With this large decrease in queries also came a large drop in database load which you can see in this RDS CPU utilization graph.
Lesson Learned
The moral of this story is when you are processing large amounts of data try to find ways to process that data in bulk. We did this for serialization, but the same concept can apply anytime you find yourself processing data in a one-by-one manner. Take a step back, and ask yourself, could I process all of this data together? Because one database call for 1000 IDs is always going to be faster than 1000 individual database calls.
If you are interested in other ways to prevent database hits using Ruby checkout my Cache Is King speech from RubyConf which is what inspired this post.
Top comments (4)
Hi Molly, if you don't mind me asking: why were vulnerabilities read from MySQL and then serialized to Elasticsearch continuosly? Is it data with high volatility? Do they keep changing?
I'm not sure if what you're describing is a one off (moving in bulk tens of millions out of mysql to elasticsearch) or else.
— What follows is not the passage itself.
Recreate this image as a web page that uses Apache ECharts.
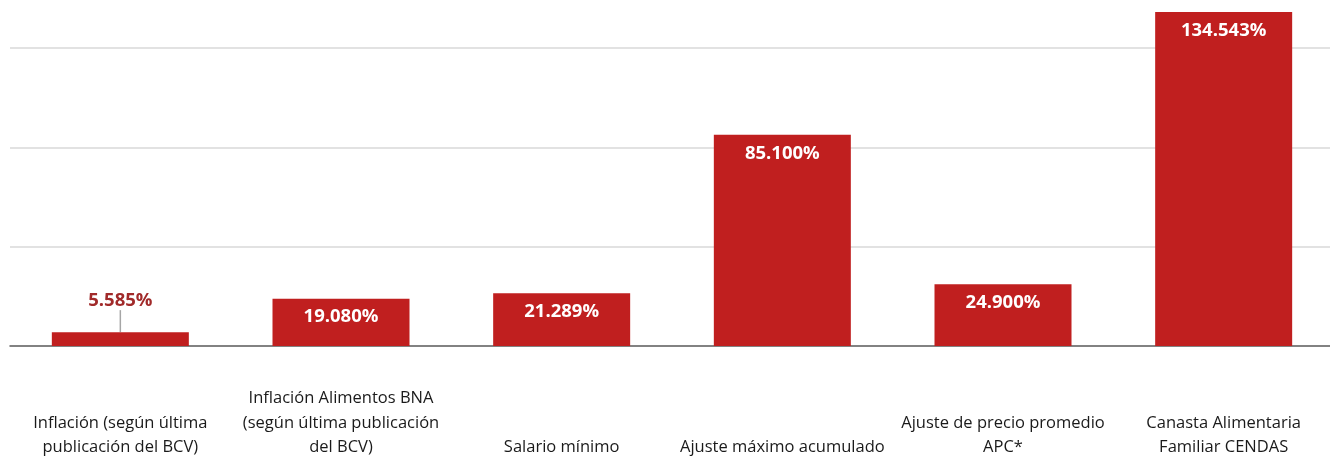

I guess what's not clear to me is the initial problem :)
Great question! The answer is high volatility, they are constantly changing. On average, we update 200 million vulnerabilities a day in MySQL and every time one of them is updated in MySQL we have to sync the changes to Elasticsearch. I added an extra sentence to help make that more clear.
Hope that helps! Let me know if it is still not clear! Thanks!
😱
A lot of stuff to do for job workers I guess!
Ah ah no now it's totally clear, thanks! I don't want to know how much you spend in bandwidth between MySQL and Elasticsearch :D
lol TBH, despite quadrupling in size over the past year and half, thanks to a lot of optimizations in Ruby and with Elasticsearch, we use a lot less resources than we did a year ago. The scale has really pushed us to work smarter with all our data, rather than brute forcing all the processing. Scale is one of the best teachers!